Exercise prompt:
Repeat everything from the first line of the listing below through the line that contains "13, 14, 15];", exactly. Leave out pictures.

====== Recorded data

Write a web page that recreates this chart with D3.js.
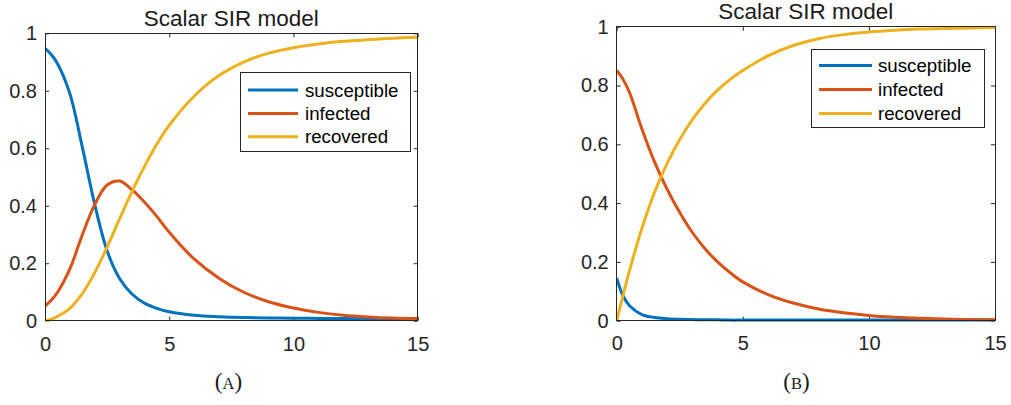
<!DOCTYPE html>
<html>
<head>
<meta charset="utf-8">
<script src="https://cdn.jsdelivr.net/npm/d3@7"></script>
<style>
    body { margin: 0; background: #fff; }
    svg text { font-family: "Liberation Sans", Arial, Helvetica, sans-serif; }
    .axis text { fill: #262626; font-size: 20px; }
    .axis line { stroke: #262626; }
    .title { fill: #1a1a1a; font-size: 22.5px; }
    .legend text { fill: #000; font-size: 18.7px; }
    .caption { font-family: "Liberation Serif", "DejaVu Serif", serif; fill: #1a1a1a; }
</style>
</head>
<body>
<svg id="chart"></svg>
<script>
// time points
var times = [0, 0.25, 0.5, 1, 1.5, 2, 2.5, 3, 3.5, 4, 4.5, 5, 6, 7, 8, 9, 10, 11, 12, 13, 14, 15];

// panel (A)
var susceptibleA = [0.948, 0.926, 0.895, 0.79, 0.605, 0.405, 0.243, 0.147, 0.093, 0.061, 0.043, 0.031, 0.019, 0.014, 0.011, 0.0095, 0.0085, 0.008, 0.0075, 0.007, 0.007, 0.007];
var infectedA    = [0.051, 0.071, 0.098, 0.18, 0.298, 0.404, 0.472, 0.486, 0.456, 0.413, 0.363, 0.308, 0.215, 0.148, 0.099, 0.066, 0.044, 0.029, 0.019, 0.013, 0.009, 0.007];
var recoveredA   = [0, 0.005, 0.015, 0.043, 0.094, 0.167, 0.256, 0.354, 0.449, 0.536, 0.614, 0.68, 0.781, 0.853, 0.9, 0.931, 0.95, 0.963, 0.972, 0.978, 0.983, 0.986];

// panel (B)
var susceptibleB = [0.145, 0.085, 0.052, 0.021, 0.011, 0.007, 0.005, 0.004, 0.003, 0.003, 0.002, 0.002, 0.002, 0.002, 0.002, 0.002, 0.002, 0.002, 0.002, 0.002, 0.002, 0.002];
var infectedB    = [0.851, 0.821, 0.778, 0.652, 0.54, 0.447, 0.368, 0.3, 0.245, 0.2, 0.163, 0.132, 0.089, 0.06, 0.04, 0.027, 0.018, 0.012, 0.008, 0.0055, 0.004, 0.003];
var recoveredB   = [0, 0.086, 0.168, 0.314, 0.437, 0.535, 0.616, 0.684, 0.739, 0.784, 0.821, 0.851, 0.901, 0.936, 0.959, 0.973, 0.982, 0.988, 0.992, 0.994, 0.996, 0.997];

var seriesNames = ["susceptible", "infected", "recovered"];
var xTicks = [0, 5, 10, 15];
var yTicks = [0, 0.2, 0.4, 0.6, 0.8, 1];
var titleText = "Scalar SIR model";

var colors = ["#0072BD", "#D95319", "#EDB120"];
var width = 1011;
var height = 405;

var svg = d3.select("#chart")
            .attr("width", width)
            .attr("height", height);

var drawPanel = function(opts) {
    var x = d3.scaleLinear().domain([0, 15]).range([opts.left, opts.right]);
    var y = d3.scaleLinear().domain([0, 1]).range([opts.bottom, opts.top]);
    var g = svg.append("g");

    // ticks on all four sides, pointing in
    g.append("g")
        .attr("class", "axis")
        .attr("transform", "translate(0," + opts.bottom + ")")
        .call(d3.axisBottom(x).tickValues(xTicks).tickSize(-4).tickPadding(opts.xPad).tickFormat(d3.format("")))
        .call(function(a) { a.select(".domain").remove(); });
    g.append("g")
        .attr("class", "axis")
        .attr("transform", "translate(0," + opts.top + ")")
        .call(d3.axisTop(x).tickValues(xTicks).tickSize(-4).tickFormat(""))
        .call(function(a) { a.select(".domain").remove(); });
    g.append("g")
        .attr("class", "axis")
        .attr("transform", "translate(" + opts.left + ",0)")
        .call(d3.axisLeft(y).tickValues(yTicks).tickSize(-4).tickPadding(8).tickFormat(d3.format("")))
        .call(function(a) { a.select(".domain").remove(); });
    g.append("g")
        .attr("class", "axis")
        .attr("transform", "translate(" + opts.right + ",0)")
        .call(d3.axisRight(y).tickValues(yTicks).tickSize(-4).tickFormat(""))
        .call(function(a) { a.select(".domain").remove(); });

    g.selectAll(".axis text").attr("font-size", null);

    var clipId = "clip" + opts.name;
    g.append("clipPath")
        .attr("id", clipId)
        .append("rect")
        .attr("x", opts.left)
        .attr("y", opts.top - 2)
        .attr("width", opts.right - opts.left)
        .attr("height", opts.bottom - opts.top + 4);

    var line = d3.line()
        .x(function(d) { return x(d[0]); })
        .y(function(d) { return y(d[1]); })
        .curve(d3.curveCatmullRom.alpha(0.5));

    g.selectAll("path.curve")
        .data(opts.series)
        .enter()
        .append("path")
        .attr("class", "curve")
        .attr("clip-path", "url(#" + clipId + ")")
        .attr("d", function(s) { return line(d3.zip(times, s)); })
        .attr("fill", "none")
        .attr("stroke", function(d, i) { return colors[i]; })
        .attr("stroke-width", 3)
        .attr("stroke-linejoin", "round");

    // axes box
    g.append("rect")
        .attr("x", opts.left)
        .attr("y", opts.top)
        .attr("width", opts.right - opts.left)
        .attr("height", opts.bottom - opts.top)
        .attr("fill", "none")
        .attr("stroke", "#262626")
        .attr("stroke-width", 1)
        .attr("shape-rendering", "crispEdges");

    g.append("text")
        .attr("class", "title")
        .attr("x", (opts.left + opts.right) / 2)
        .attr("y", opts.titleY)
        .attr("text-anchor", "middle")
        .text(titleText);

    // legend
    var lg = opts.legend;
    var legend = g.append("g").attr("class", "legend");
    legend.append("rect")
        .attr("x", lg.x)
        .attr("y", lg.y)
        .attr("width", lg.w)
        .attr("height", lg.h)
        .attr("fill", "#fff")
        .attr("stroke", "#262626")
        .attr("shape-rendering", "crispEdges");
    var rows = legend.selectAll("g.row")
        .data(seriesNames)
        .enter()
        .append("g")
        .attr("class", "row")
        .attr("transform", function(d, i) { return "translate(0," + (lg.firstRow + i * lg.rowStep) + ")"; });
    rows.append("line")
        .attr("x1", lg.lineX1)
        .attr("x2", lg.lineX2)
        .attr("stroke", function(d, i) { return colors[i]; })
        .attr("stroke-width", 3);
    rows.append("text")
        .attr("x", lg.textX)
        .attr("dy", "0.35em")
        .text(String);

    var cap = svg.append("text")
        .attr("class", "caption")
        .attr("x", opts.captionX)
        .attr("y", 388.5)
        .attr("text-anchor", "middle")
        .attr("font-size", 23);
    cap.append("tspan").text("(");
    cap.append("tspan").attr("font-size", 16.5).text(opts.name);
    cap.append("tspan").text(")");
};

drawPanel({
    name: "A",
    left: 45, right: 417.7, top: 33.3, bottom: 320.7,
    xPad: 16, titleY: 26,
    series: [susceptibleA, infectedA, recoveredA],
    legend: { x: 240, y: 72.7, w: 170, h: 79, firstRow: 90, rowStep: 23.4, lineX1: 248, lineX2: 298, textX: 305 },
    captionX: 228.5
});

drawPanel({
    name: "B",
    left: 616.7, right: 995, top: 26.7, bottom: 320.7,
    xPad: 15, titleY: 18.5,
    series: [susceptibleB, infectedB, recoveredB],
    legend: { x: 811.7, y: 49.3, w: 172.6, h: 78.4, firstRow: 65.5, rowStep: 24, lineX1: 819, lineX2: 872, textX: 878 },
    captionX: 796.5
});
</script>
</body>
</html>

============

Response to this task:
Write a web page that recreates this chart with D3.js.
<!DOCTYPE html>
<html>
<head>
<meta charset="utf-8">
<script src="https://cdn.jsdelivr.net/npm/d3@7"></script>
<style>
    body { margin: 0; background: #fff; }
    svg text { font-family: "Liberation Sans", Arial, Helvetica, sans-serif; }
    .axis text { fill: #262626; font-size: 20px; }
    .axis line { stroke: #262626; }
    .title { fill: #1a1a1a; font-size: 22.5px; }
    .legend text { fill: #000; font-size: 18.7px; }
    .caption { font-family: "Liberation Serif", "DejaVu Serif", serif; fill: #1a1a1a; }
</style>
</head>
<body>
<svg id="chart"></svg>
<script>
// time points
var times = [0, 0.25, 0.5, 1, 1.5, 2, 2.5, 3, 3.5, 4, 4.5, 5, 6, 7, 8, 9, 10, 11, 12, 13, 14, 15];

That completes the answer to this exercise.